- Short problem
Would you transcribe the listing that follows, character for character, and omit its images?

- Information shown

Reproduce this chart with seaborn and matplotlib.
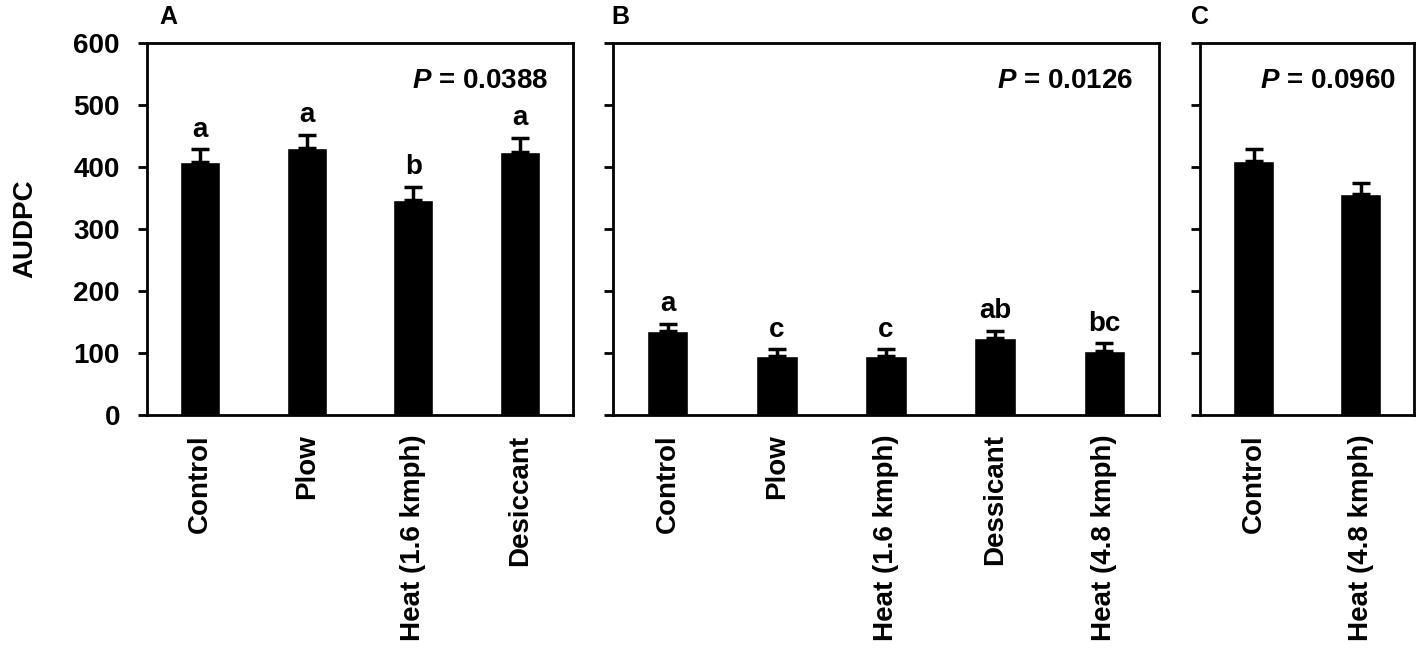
import numpy as np
import pandas as pd
import matplotlib
matplotlib.use('Agg')
import matplotlib.pyplot as plt
import seaborn as sns

# panel A
cats_a = ['Control', 'Plow', 'Heat (1.6 kmph)', 'Desiccant']
mean_a = [408, 431, 347, 425]
se_a = [21, 21, 21, 22]
letters_a = ['a', 'a', 'b', 'a']
p_a = '0.0388'

# panel B
cats_b = ['Control', 'Plow', 'Heat (1.6 kmph)', 'Dessicant', 'Heat (4.8 kmph)']
mean_b = [135, 95, 95, 125, 104]
se_b = [12, 11, 11, 11, 11.5]
letters_b = ['a', 'c', 'c', 'ab', 'bc']
p_b = '0.0126'

# panel C
cats_c = ['Control', 'Heat (4.8 kmph)']
mean_c = [410, 357]
se_c = [18.5, 17]
letters_c = ['', '']
p_c = '0.0960'

yticks = [0, 100, 200, 300, 400, 500, 600]

sns.set_style('ticks')
plt.rcParams['font.family'] = ['Liberation Sans', 'DejaVu Sans']
plt.rcParams['font.weight'] = 'bold'
plt.rcParams['text.color'] = 'black'
plt.rcParams['xtick.color'] = 'black'
plt.rcParams['ytick.color'] = 'black'
plt.rcParams['mathtext.fontset'] = 'custom'
plt.rcParams['mathtext.it'] = 'Liberation Sans:italic:bold'
plt.rcParams['mathtext.rm'] = 'Liberation Sans:bold'

W, H = 1417, 656
fig = plt.figure(figsize=(W / 100, H / 100), dpi=100)

def px_axes(left, right, top=43, bottom=415):
    return fig.add_axes([left / W, 1 - bottom / H, (right - left) / W, (bottom - top) / H])

ax_a = px_axes(147, 573)
ax_b = px_axes(613, 1159)
ax_c = px_axes(1200, 1414)

panels = [
    (ax_a, cats_a, mean_a, se_a, letters_a, p_a, 0.941, True),
    (ax_b, cats_b, mean_b, se_b, letters_b, p_b, 0.952, False),
    (ax_c, cats_c, mean_c, se_c, letters_c, p_c, 0.915, False),
]

for ax, cats, means, ses, letters, pval, px, show_y in panels:
    df = pd.DataFrame({'treatment': cats, 'AUDPC': means})
    sns.barplot(data=df, x='treatment', y='AUDPC', color='black', width=0.38,
                errorbar=None, ax=ax, saturation=1)
    xs = np.arange(len(cats))
    ax.errorbar(xs, means, yerr=[np.zeros(len(ses)), ses], fmt='none',
                ecolor='black', elinewidth=2.5, capsize=6.5, capthick=2.5)
    for x, m, s, lab in zip(xs, means, ses, letters):
        if lab:
            ax.text(x, m + s + 20, lab, ha='center', va='baseline',
                    fontsize=20, fontweight='bold')
    ax.text(px, 0.879, '$P$ = ' + pval, transform=ax.transAxes,
            ha='right', va='baseline', fontsize=20, fontweight='bold')
    ax.set_xlim(-0.5, len(cats) - 0.5)
    ax.set_ylim(0, 600)
    ax.set_yticks(yticks)
    ax.set_xlabel('')
    ax.set_ylabel('')
    ax.set_xticks(xs)
    ax.set_xticklabels(cats, rotation=90, fontsize=20, fontweight='bold')
    ax.tick_params(axis='x', length=0, pad=14)
    ax.tick_params(axis='y', length=6.5, width=2, direction='out', pad=13,
                   labelsize=20)
    if not show_y:
        ax.set_yticklabels([])
    else:
        for t in ax.get_yticklabels():
            t.set_fontweight('bold')
    for sp in ax.spines.values():
        sp.set_visible(True)
        sp.set_linewidth(2)
        sp.set_color('black')

fig.text(25 / W, 1 - 229 / H, 'AUDPC', rotation=90, ha='center', va='center',
         fontsize=20, fontweight='bold')
fig.text(159 / W, 1 - 5 / H, 'A', ha='left', va='top', fontsize=18, fontweight='bold')
fig.text(611 / W, 1 - 5 / H, 'B', ha='left', va='top', fontsize=18, fontweight='bold')
fig.text(1191 / W, 1 - 5 / H, 'C', ha='left', va='top', fontsize=18, fontweight='bold')

fig.savefig('out.png', dpi=100)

- Response for this exercise
Reproduce this chart with seaborn and matplotlib.
import numpy as np
import pandas as pd
import matplotlib
matplotlib.use('Agg')
import matplotlib.pyplot as plt
import seaborn as sns

# panel A
cats_a = ['Control', 'Plow', 'Heat (1.6 kmph)', 'Desiccant']
mean_a = [408, 431, 347, 425]
se_a = [21, 21, 21, 22]
letters_a = ['a', 'a', 'b', 'a']
p_a = '0.0388'

# panel B
cats_b = ['Control', 'Plow', 'Heat (1.6 kmph)', 'Dessicant', 'Heat (4.8 kmph)']
mean_b = [135, 95, 95, 125, 104]
se_b = [12, 11, 11, 11, 11.5]
letters_b = ['a', 'c', 'c', 'ab', 'bc']
p_b = '0.0126'

# panel C
cats_c = ['Control', 'Heat (4.8 kmph)']
mean_c = [410, 357]
se_c = [18.5, 17]
letters_c = ['', '']
p_c = '0.0960'

yticks = [0, 100, 200, 300, 400, 500, 600]

sns.set_style('ticks')
plt.rcParams['font.family'] = ['Liberation Sans', 'DejaVu Sans']
plt.rcParams['font.weight'] = 'bold'
plt.rcParams['text.color'] = 'black'
plt.rcParams['xtick.color'] = 'black'
plt.rcParams['ytick.color'] = 'black'
plt.rcParams['mathtext.fontset'] = 'custom'
plt.rcParams['mathtext.it'] = 'Liberation Sans:italic:bold'
plt.rcParams['mathtext.rm'] = 'Liberation Sans:bold'

W, H = 1417, 656
fig = plt.figure(figsize=(W / 100, H / 100), dpi=100)

def px_axes(left, right, top=43, bottom=415):
    return fig.add_axes([left / W, 1 - bottom / H, (right - left) / W, (bottom - top) / H])

ax_a = px_axes(147, 573)
ax_b = px_axes(613, 1159)
ax_c = px_axes(1200, 1414)

panels = [
    (ax_a, cats_a, mean_a, se_a, letters_a, p_a, 0.941, True),
    (ax_b, cats_b, mean_b, se_b, letters_b, p_b, 0.952, False),
    (ax_c, cats_c, mean_c, se_c, letters_c, p_c, 0.915, False),
]

for ax, cats, means, ses, letters, pval, px, show_y in panels:
    df = pd.DataFrame({'treatment': cats, 'AUDPC': means})
    sns.barplot(data=df, x='treatment', y='AUDPC', color='black', width=0.38,
                errorbar=None, ax=ax, saturation=1)
    xs = np.arange(len(cats))
    ax.errorbar(xs, means, yerr=[np.zeros(len(ses)), ses], fmt='none',
                ecolor='black', elinewidth=2.5, capsize=6.5, capthick=2.5)
    for x, m, s, lab in zip(xs, means, ses, letters):
        if lab:
            ax.text(x, m + s + 20, lab, ha='center', va='baseline',
                    fontsize=20, fontweight='bold')
    ax.text(px, 0.879, '$P$ = ' + pval, transform=ax.transAxes,
            ha='right', va='baseline', fontsize=20, fontweight='bold')
    ax.set_xlim(-0.5, len(cats) - 0.5)
    ax.set_ylim(0, 600)
    ax.set_yticks(yticks)
    ax.set_xlabel('')
    ax.set_ylabel('')
    ax.set_xticks(xs)
    ax.set_xticklabels(cats, rotation=90, fontsize=20, fontweight='bold')
    ax.tick_params(axis='x', length=0, pad=14)
    ax.tick_params(axis='y', length=6.5, width=2, direction='out', pad=13,
                   labelsize=20)
    if not show_y:
        ax.set_yticklabels([])
    else:
        for t in ax.get_yticklabels():
            t.set_fontweight('bold')
    for sp in ax.spines.values():
        sp.set_visible(True)
        sp.set_linewidth(2)
        sp.set_color('black')

fig.text(25 / W, 1 - 229 / H, 'AUDPC', rotation=90, ha='center', va='center',
         fontsize=20, fontweight='bold')
fig.text(159 / W, 1 - 5 / H, 'A', ha='left', va='top', fontsize=18, fontweight='bold')
fig.text(611 / W, 1 - 5 / H, 'B', ha='left', va='top', fontsize=18, fontweight='bold')
fig.text(1191 / W, 1 - 5 / H, 'C', ha='left', va='top', fontsize=18, fontweight='bold')

fig.savefig('out.png', dpi=100)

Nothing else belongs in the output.